The American Agent: A Maisie Dobbs Novel

Image of The American Agent: A Maisie Dobbs Novel (Maisie Dobbs, 15)
Release Date: 
March 26, 2019
Publisher/Imprint: 
Harper
Pages: 
384

“Once more, Winspear demonstrates her exceptional ability to craft a suspenseful mystery and graphic picture of a critical time and place.”

In The American Agent, ninth in Jacqueline Winspear’s Maisie Dobbs mystery series, a Scotland Yard inquiry puts Maisie in relentless peril—the nightly terror of England’s Word War II blitzkrieg.

The story’s intrigue begins when American war correspondent Catherine Saxon is murdered in her London apartment. Since Saxon’s death threatens to jeopardize U.S. aid Britain so desperately needs, a careful inquiry is absolutely essential.

Scotland Yard turns to the one person who can discreetly look into the woman’s death, private investigator M. Dobbs. Saxon impressed Maisie when the spunky correspondent joined an ambulance run the night before her murder. The budding Edward R. Murrow deserves justice, so Maisie takes the case.

As Maisie explains, “I thought she had heart, that she was compassionate, and those qualities were demonstrated in her broadcast. That’s why I want to stand at her side and show my respect.”

Unfortunately, the timing couldn’t be worse because the mission’s danger could compromise adoption of orphaned evacuee Anna, a child Maisie desperately loves. To further complicate her personal life, Maisie finds herself falling for Mark Scott, a U.S. Justice Department agent and her partner in Saxon’s investigation. At the center of this complex international and personal intrigue is a believable female protagonist who is simultaneously vulnerable and self-reliant.

Through Maisie, her best friend Pricilla, and both their families seeking safety in the countryside, readers experience the unrelenting din, blood, and terror of England in the grips of a ruthless enemy. Day after day, British citizens grab blankets plus whatever food they can manage and traipse underground for another sleepless night of bombing.

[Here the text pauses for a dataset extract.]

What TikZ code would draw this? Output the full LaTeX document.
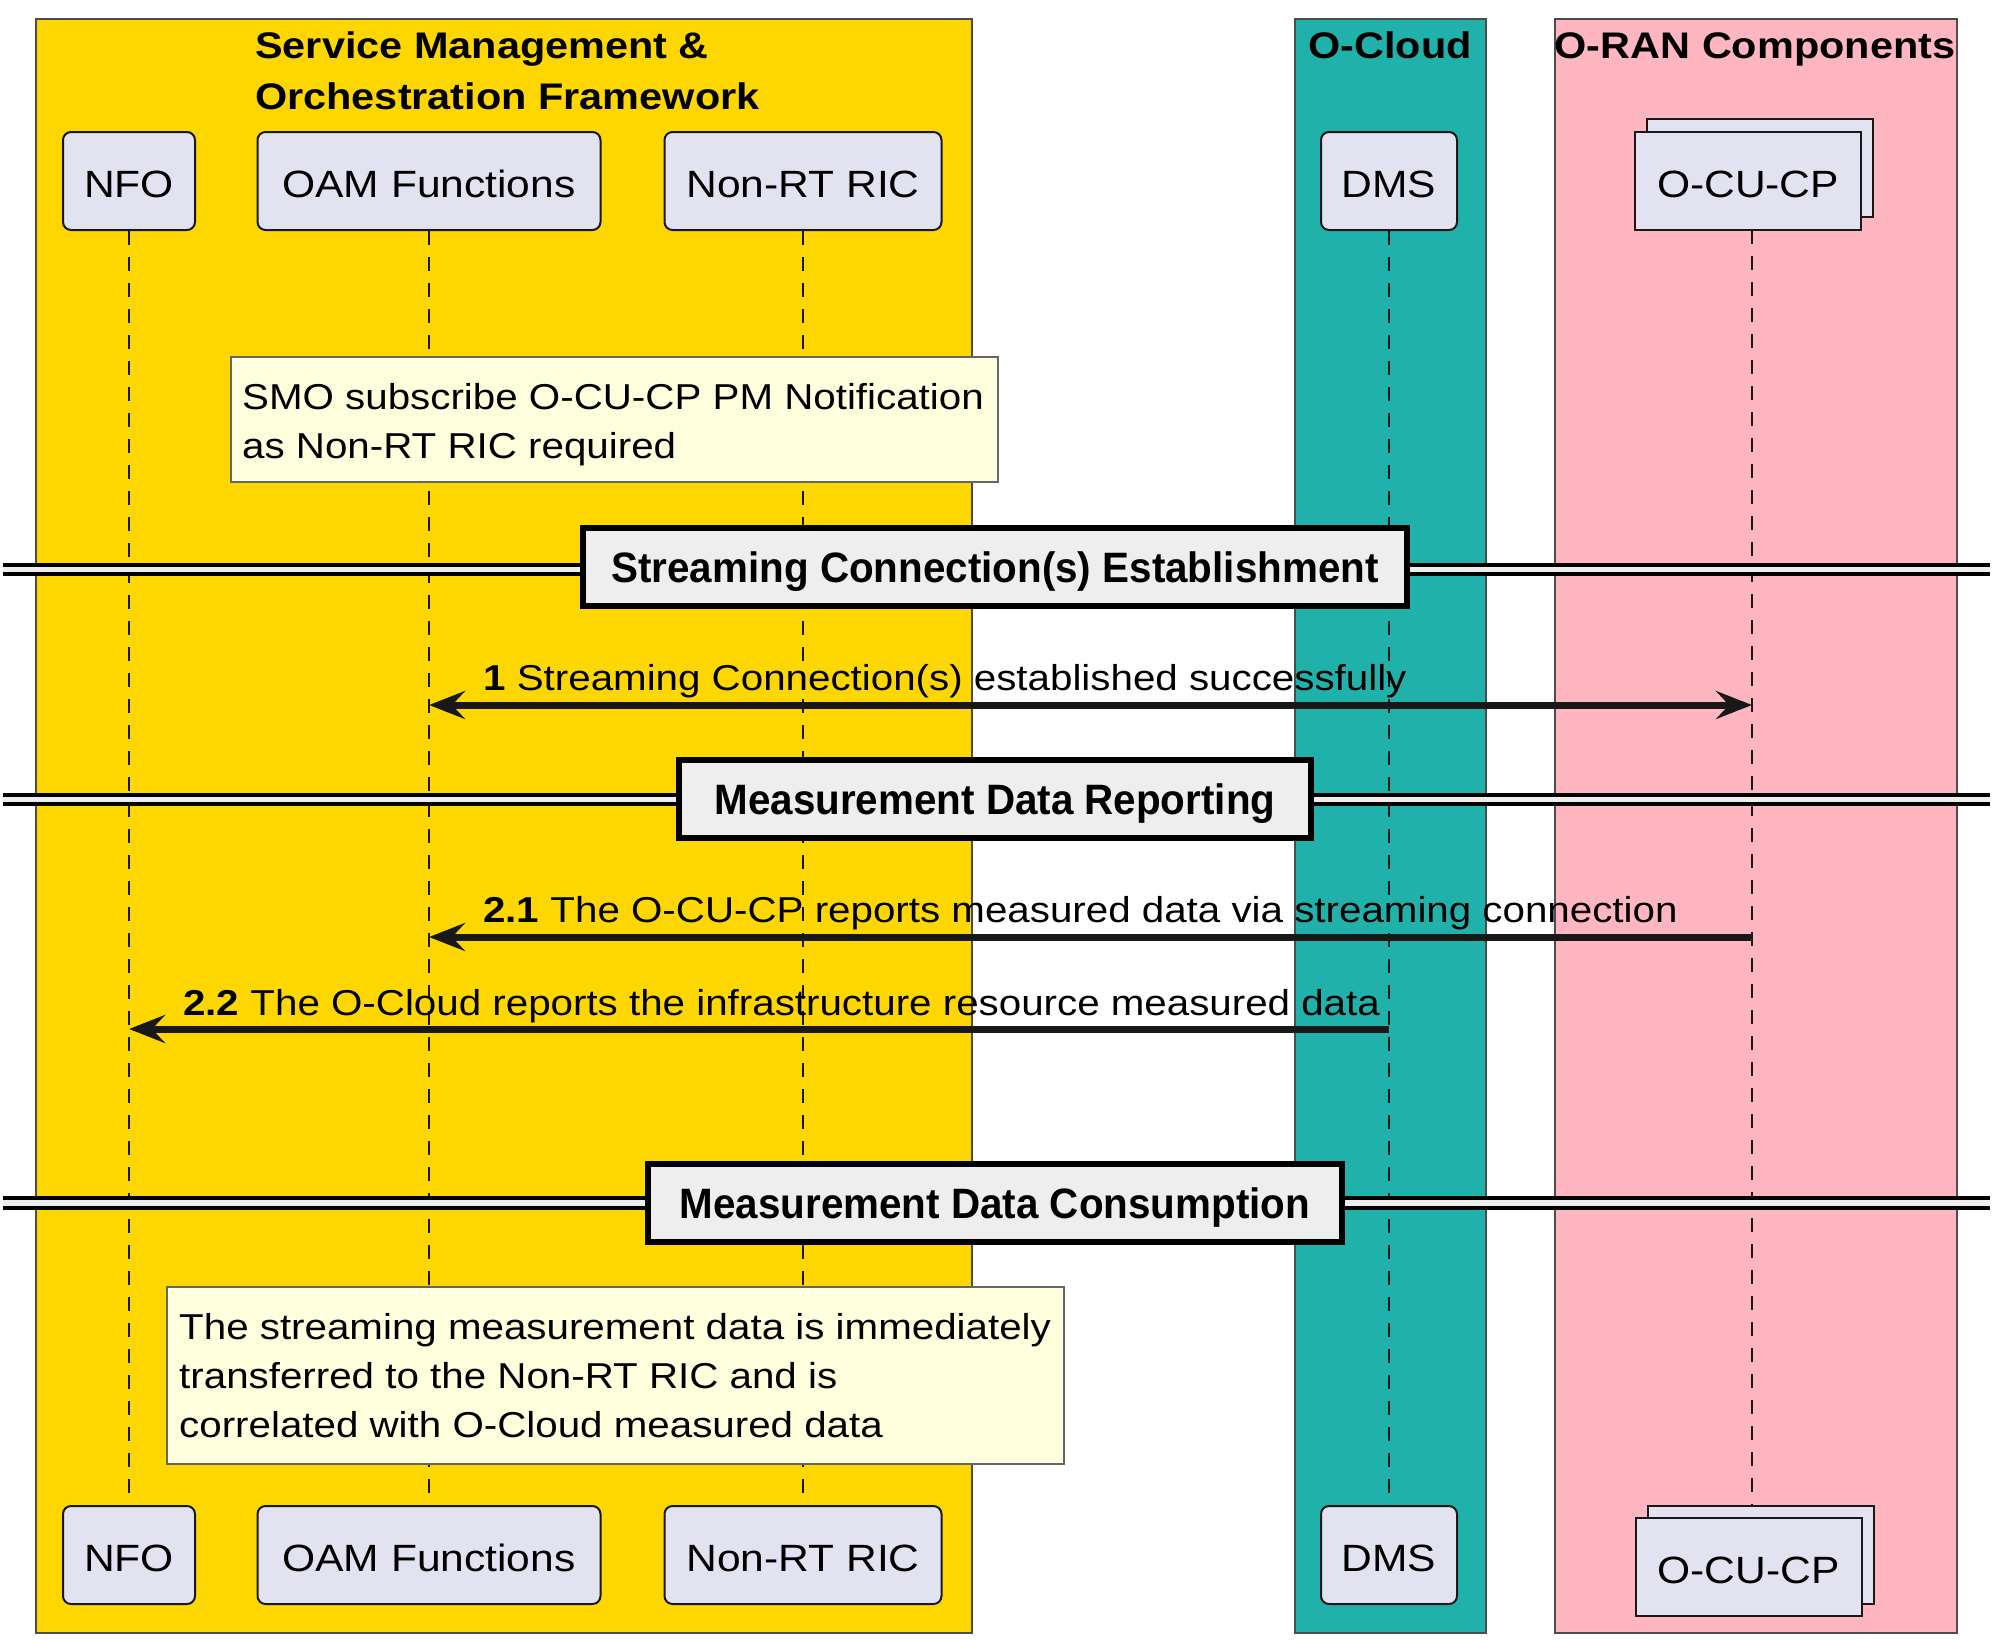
\documentclass[tikz,border=0pt]{standalone}
\usepackage{fontspec}
\setmainfont{Liberation Sans}[FakeStretch=1.12]
\newfontfamily\sepfam{Liberation Sans}[FakeStretch=0.95]
\usetikzlibrary{arrows.meta}
\definecolor{smo}{HTML}{FFD700}
\definecolor{ocloud}{HTML}{20B2AA}
\definecolor{oran}{HTML}{FFB6C1}
\definecolor{part}{HTML}{E2E2F0}
\definecolor{notec}{HTML}{FEFFDD}
\definecolor{sepc}{HTML}{EEEEEE}
\definecolor{ink}{HTML}{181818}
\newcommand\partfont{\fontsize{38}{46}\selectfont}
\newcommand\msgfont{\fontsize{36}{49}\selectfont}
\newcommand\sepfont{\sepfam\fontsize{42.5}{50}\selectfont\bfseries}
\newcommand\ttlfont{\fontsize{37}{51}\selectfont\bfseries}
\begin{document}
\begin{tikzpicture}[x=1pt,y=-1pt,
  frame/.style={draw=black!70, line width=1.5pt, inner sep=0pt, anchor=north west},
  partbox/.style={draw=ink, fill=part, rounded corners=8pt, line width=2pt, inner sep=0pt, font=\partfont, minimum height=98pt, text height=32pt, text depth=0pt},
  collbox/.style={draw=ink, fill=part, line width=2pt, inner sep=0pt, font=\partfont, minimum width=226pt, minimum height=98pt, text height=32pt, text depth=0pt},
  lifeline/.style={draw=ink, line width=1.5pt, dash pattern=on 14pt off 12pt},
  notebox/.style={draw=black!60, fill=notec, line width=1.5pt, inner sep=0pt, anchor=north west},
  notetext/.style={font=\msgfont, align=left, inner sep=0pt, anchor=north west},
  sepline/.style={draw=black, line width=3.5pt},
  sepbox/.style={draw=black, fill=sepc, line width=6pt, font=\sepfont, inner sep=0pt, minimum height=78pt, text height=30pt, text depth=0pt},
  msg/.style={draw=ink, line width=7pt, -{Stealth[length=36pt,width=28pt,inset=13pt]}},
  msgtwo/.style={draw=ink, line width=7pt, {Stealth[length=36pt,width=28pt,inset=13pt]}-{Stealth[length=36pt,width=28pt,inset=13pt]}},
  msglabel/.style={font=\msgfont, anchor=base west, inner sep=0pt},
  ttl/.style={font=\ttlfont, inner sep=0pt}
]
\path[use as bounding box] (0,0) rectangle (2010,1650);

% frames
\node[frame, fill=smo, minimum width=936pt, minimum height=1614pt] (smoF) at (35,18) {};
\node[frame, fill=ocloud, minimum width=191pt, minimum height=1614pt] (ocF) at (1294,18) {};
\node[frame, fill=oran, minimum width=402pt, minimum height=1614pt] (orF) at (1554,18) {};
\node[ttl, align=left, anchor=north west] (smoT) at (255,31) {Service Management \&\\Orchestration Framework};
\node[ttl, anchor=base] (ocT) at (1390,58) {O-Cloud};
\node[ttl, anchor=base] (orT) at (1755,58) {O-RAN Components};

% participants top
\node[partbox, minimum width=132pt] (nfoT) at (129,181) {NFO};
\node[partbox, minimum width=343pt] (oamT) at (429,181) {OAM Functions};
\node[partbox, minimum width=277pt] (ricT) at (803,181) {Non-RT RIC};
\node[partbox, minimum width=136pt] (dmsT) at (1389,181) {DMS};
\node[collbox] (ocuTb) at (1760,168) {};
\node[collbox] (ocuT) at (1748,181) {O-CU-CP};

% participants bottom
\node[partbox, minimum width=132pt] (nfoB) at (129,1555) {NFO};
\node[partbox, minimum width=343pt] (oamB) at (429,1555) {OAM Functions};
\node[partbox, minimum width=277pt] (ricB) at (803,1555) {Non-RT RIC};
\node[partbox, minimum width=136pt] (dmsB) at (1389,1555) {DMS};
\node[collbox] (ocuBb) at (1760.5,1555) {};
\node[collbox] (ocuB) at (1748.5,1567) {O-CU-CP};

% lifelines
\coordinate (ocuLT) at (1752,230);
\coordinate (ocuLB) at (1752,1506);
\draw[lifeline] (nfoT.south) -- (nfoB.north);
\draw[lifeline] (oamT.south) -- (oamB.north);
\draw[lifeline] (ricT.south) -- (ricB.north);
\draw[lifeline] (dmsT.south) -- (dmsB.north);
\draw[lifeline] (ocuLT) -- (ocuLB);

% note 1
\node[notebox, minimum width=767pt, minimum height=125pt] (n1) at (230,356) {};
\node[notetext] (n1t) at (242,383) {SMO subscribe O-CU-CP PM Notification\\as Non-RT RIC required};

% separator 1
\coordinate (s1L) at (3,565);
\coordinate (s1R) at (1990,565);
\fill[sepc] (3,565) rectangle (1990,574);
\draw[sepline] (s1L) -- (s1R);
\draw[sepline] (3,574) -- (1990,574);
\node[sepbox, minimum width=824pt] (sep1) at (995,567) {Streaming Connection(s) Establishment};

% message 1
\coordinate (m1a) at (429,705);
\coordinate (m1b) at (1752,705);
\draw[msgtwo] (m1a) -- (m1b);
\node[msglabel] (m1l) at (483,690) {\textbf{1} Streaming Connection(s) established successfully};

% separator 2
\fill[sepc] (3,795) rectangle (1990,804);
\draw[sepline] (3,795) -- (1990,795);
\draw[sepline] (3,804) -- (1990,804);
\node[sepbox, minimum width=632pt] (sep2) at (995,799) {Measurement Data Reporting};

% message 2.1
\coordinate (m21a) at (1752,937);
\coordinate (m21b) at (429,937);
\draw[msg] (m21a) -- (m21b);
\node[msglabel] (m21l) at (483,922) {\textbf{2.1} The O-CU-CP reports measured data via streaming connection};

% message 2.2
\coordinate (m22a) at (1389,1029);
\coordinate (m22b) at (129,1029);
\draw[msg] (m22a) -- (m22b);
\node[msglabel] (m22l) at (183,1015) {\textbf{2.2} The O-Cloud reports the infrastructure resource measured data};

% separator 3
\fill[sepc] (3,1198) rectangle (1990,1208);
\draw[sepline] (3,1198) -- (1990,1198);
\draw[sepline] (3,1208) -- (1990,1208);
\node[sepbox, minimum width=694pt] (sep3) at (995,1203) {Measurement Data Consumption};

% note 2
\node[notebox, minimum width=897pt, minimum height=177pt] (n2) at (166,1286) {};
\node[notetext] (n2t) at (179,1313) {The streaming measurement data is immediately\\transferred to the Non-RT RIC and is\\correlated with O-Cloud measured data};
\end{tikzpicture}
\end{document}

Seated on bench after another horrific night, Maisie thinks back on her life just a few years earlier. “In snatches—a second here, a second there—she could imagine London before the war. “It was a London without the vaporous smell of burning in the air, a London without barrage balloons overhead, without sandbagged buildings, and barbed wire around government offices. Now it was a London where tension was threaded into the fabric of life . . .”

The story ends at Maisie’s country home as she and Mark Scott stand side by side to watch the V formation of German bombers heading for London. Across the pasture, “once again, old Mr. Avis could be seen shaking his fist and shouting at the sky, before aiming his rifle toward the bombers.”

In this way, Winspear leaves her readers in a scene characteristically rich in humanity, humor, and intimacy and so very real.